Place: Yeah, and, and to me, just looking at it sort of piece by piece, particularly the disparate treatment of new versus existing [resources]. I think there’s chunks in here that I just don’t see doing well [on appeal] and being shown to be just and reasonable.
Zalewski: And there’s another layer: … not only the disparity between new and existing [resources] but the disparity between vertically integrated and deregulated states and how their resources are. And again, that leads back to a state’s decision to be become deregulated. So, we’re just circling back to where we started — the overstepping of the federal government [on] states’ rights. There’s lots of layers to it.
Place: Also, thinking about the disparate treatment between state subsidy and federal subsidy — I don’t see how a court will look at that and think that that’s a rational outcome.
RTO Insider: We have another question here from Rob Gramlich. You may recall a few months ago, Rob made some headlines with a study that found that an expanded MOPR could greatly increase [capacity] costs. He asks: ‘In other regions such as SPP, the Regional State Committee makes the high-level policy calls on resource adequacy, which FERC put in place at its start-up, recognizing the states’ authority. The idea was raised at last fall’s OPSI meeting. What do you think of that as an additional option for states to make sure wholesale markets and state policy fit together?’
Stanek: [laughs] Leave it to Rob Gramlich to come up with a question like that. Let me think about that.
RTO Insider: [pause] OK, I think Rob stumped the panel. I should mention also that on tomorrow’s agenda for FERC there is an order in FERC Narrows NYISO Mitigation Exemptions.]
Let me ask: Illinois in its rehearing request said that state policies are not subsidies but compensation for clean energy resource attributes to address PJM’s failure to account for negative environmental externality. State policy initiatives ‘improve the efficiency and price signaling aspects of PJM’s capacity auction process by accounting for the social cost of carbon.’ Can you elaborate on that Chair Zalewski?
Zalewski: Our first concern is with the term ‘subsidy.’ It’s a pejorative term, suggesting that subsidies move away from economically efficient solutions. However, we talked a little bit about this previously. This is a classic example of market failure when pollution costs are not addressed. FERC and PJM have repeatedly failed to address this market failure. And so, I think that our point is that when these pollution costs are not accounted for, markets don’t produce economically efficient solutions.

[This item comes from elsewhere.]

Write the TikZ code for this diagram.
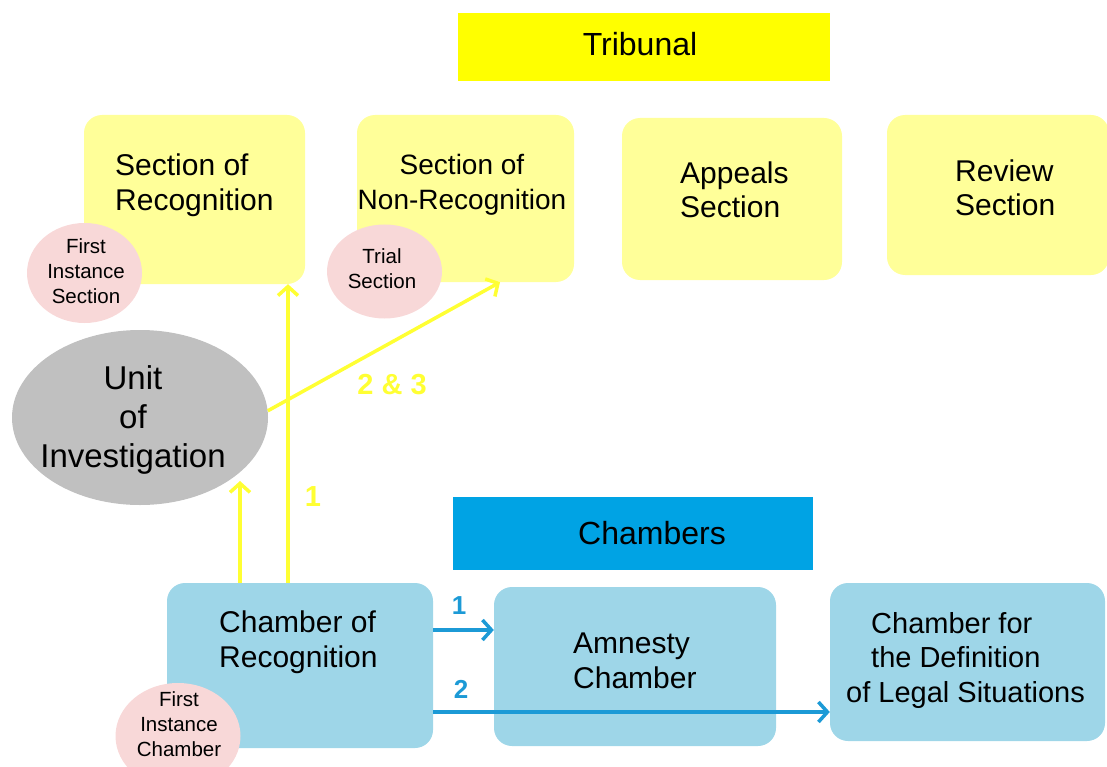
\documentclass[tikz,border=0pt]{standalone}
\usepackage{fontspec}
\setmainfont{Liberation Sans}
\usetikzlibrary{arrows.meta,shapes.geometric}
\definecolor{tribY}{HTML}{FFFF00}
\definecolor{secY}{HTML}{FFFF99}
\definecolor{pinkC}{HTML}{F8D8D8}
\definecolor{grayC}{HTML}{C0C0C0}
\definecolor{chamB}{HTML}{00A3E4}
\definecolor{boxB}{HTML}{9ED6E8}
\definecolor{arrB}{HTML}{1C9AD6}
\definecolor{arrY}{HTML}{FFFF33}
\begin{document}
\begin{tikzpicture}[x=1pt,y=-1pt,
  secbox/.style={fill=secY, rounded corners=18pt, inner sep=0pt},
  chbox/.style={fill=boxB, rounded corners=18pt, inner sep=0pt},
  bigtxt/.style={font=\fontsize{30}{34.5}\selectfont, align=left, inner sep=0pt, anchor=west},
  ctrtxt/.style={font=\fontsize{28}{34.5}\selectfont, align=center, inner sep=0pt},
  unittxt/.style={font=\fontsize{33}{39}\selectfont, align=center, inner sep=0pt},
  smalltxt/.style={font=\fontsize{20.5}{25}\selectfont, align=center, inner sep=0pt},
  headtxt/.style={font=\fontsize{32}{38}\selectfont, inner sep=0pt},
  bubble/.style={ellipse, fill=pinkC, inner sep=0pt},
  yarrow/.style={draw=arrY, line width=3.5pt, -{Straight Barb[length=9pt, width=20pt, line width=3.5pt]}},
  barrow/.style={draw=arrB, line width=3.5pt, -{Straight Barb[length=9pt, width=20pt, line width=3.5pt]}},
  ylab/.style={text=arrY, font=\fontsize{29}{34}\selectfont\bfseries, inner sep=0pt},
  blab/.style={text=arrB, font=\fontsize{26}{30}\selectfont\bfseries, inner sep=0pt}
]
\useasboundingbox (0,0) rectangle (1107,767);

% Tribunal header
\node[fill=tribY, minimum width=372pt, minimum height=68pt, inner sep=0pt] (trib) at (644,47) {};
\node[headtxt] (tribt) at (640,44) {Tribunal};

% Section boxes
\node[secbox, minimum width=221pt, minimum height=169pt] (sr) at (194.5,199.5) {};
\node[secbox, minimum width=217pt, minimum height=167pt] (snr) at (465.5,198.5) {};
\node[secbox, minimum width=220pt, minimum height=162pt] (as) at (732,199) {};
\node[secbox, minimum width=222pt, minimum height=160pt] (rs) at (998,195) {};
\node[bigtxt] (srt) at (115,185) {Section of\\Recognition};
\node[ctrtxt] (snrt) at (462,185) {Section of\\Non-Recognition};
\node[bigtxt] (ast) at (680,190) {Appeals\\Section};
\node[bigtxt] (rst) at (955,188) {Review\\Section};

% Bubbles
\node[bubble, minimum width=115pt, minimum height=100pt] (fis) at (84.5,273) {};
\node[smalltxt] (fist) at (86,271) {First\\Instance\\Section};
\node[bubble, minimum width=115pt, minimum height=94pt] (ts) at (384.5,271.5) {};
\node[smalltxt] (tst) at (382,269) {Trial\\Section};

% Unit of Investigation
\node[ellipse, fill=grayC, minimum width=256pt, minimum height=175pt, inner sep=0pt] (unit) at (140,417.5) {};
\node[unittxt] (unitt) at (133,420) {Unit\\of\\Investigation};

% Chambers header
\node[fill=chamB, minimum width=360pt, minimum height=73pt, inner sep=0pt] (cham) at (633,533.5) {};
\node[headtxt] (chamt) at (652,533) {Chambers};

% Chamber boxes
\node[chbox, minimum width=266pt, minimum height=165pt] (cr) at (300,665.5) {};
\node[chbox, minimum width=282pt, minimum height=159pt] (am) at (635,666.5) {};
\node[chbox, minimum width=275pt, minimum height=158pt] (cd) at (967.5,662) {};
\node[bigtxt] (crt) at (219,642) {Chamber of\\Recognition};
\node[bigtxt] (amt) at (573,661) {Amnesty\\Chamber};
\node[bigtxt, font=\fontsize{29}{34.5}\selectfont] (cdt) at (871,660) {Chamber for\\the Definition\\\hspace*{-25pt}of Legal Situations};
\node[bubble, minimum width=125pt, minimum height=106pt] (fic) at (178,736) {};
\node[smalltxt] (fict) at (179,724) {First\\Instance\\Chamber};

% helper coordinates
\coordinate (xa) at (240,0);
\coordinate (xb) at (288,0);
\coordinate (xc) at (500,0);
\coordinate (ua) at (240,481);
\coordinate (yb1) at (0,630);
\coordinate (yb2) at (0,712);

% Yellow connectors
\draw[yarrow] (cr.north -| xa) -- (ua);
\draw[yarrow] (cr.north -| xb) -- (sr.south -| xb);
\draw[yarrow] (unit.3) -- (snr.south -| xc);
\node[ylab] (l1) at (313,497) {1};
\node[ylab] (l23) at (392,385) {2 \& 3};

% Blue connectors
\draw[barrow] (cr.east |- yb1) -- (am.west |- yb1);
\draw[barrow] (cr.east |- yb2) -- (cd.west |- yb2);
\node[blab] (b1) at (459,606) {1};
\node[blab] (b2) at (461,689) {2};
\end{tikzpicture}
\end{document}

RTO Insider: We have a one more question here. Again, Kyle VanderHelm asks: ‘Do you see value in having a competitive capacity market? If so, are you supportive of alternative approaches to avoid price suppression from subsidized capacity?’
Stanek: Absolutely.
Fiordaliso: Yeah.
Place: The challenge I’ve long had is that the capacity price is a contrived mechanism. It’s a construct, versus the energy [price], which is market driven. So, although we’ve seen value in the capacity market, PJM is historically over-procuring, and it is flawed in that it’s an artificial mathematical construct. So yes, there’s some value there. But are there better ways to do it? I would argue yes.
Zalewski: I take umbrage with the second part of that question about market suppression. That was one of our points in our request for rehearing — that there’s no evidence of price suppression. … But yeah, I echo that [there] could be a good alternative.
Trombold: Ohio agrees with what the chair just said. You know, there’s lots of things that cause price suppression in the market, not just some kind of state support. I mean, there’s things like bidding behavior, forced outages, capacity imports. And we put that all into our rehearing requests as well.
Place: And if you look currently, if you go down that track of price suppression, the impacts currently in the market are small. You’re chasing a solution in search of a problem. And yes, you can see over time that the price suppression may become an issue with state resources. But I’m not buying that it’s a house-on-fire problem today or even tomorrow.
And I did also not want to let the Illinois carry the full burden on the points about subsidy versus internalizing big external costs of pollution. I’ve not taken a shot at fossil — I used to work in natural gas business. But clearly, if you’re a resource that’s able to emit without monetizing the cost to society of those emissions, then that is an inverse subsidy. So, I think it’s disingenuous to simply go down this route that says that states are doing something untoward by trying to internalize the price of those emissions.
RTO Insider: Well, thank you. I really want to thank all of you for participating today. This was a really, really good conversation. We’re about out of time. We have one more [poll question]. OK. You guys have already weighed in on this: ‘What is the biggest legal vulnerability in the MOPR ruling? Exempting future resources?’ All of you cited these examples. ‘Exempting future federal subsidies but not future state subsidies? Eliminating the exemption for future supply-side resources and FERC’s jurisdiction over state resource choices?’
[Reading results] The jurisdictional issue is very, very popular. This one’s a landslide.
Well, thank you very much. And I also want to thank the audience for its participation. We had some great questions and some great feedback on these questions. We of course will be following this on a daily basis up at PJM.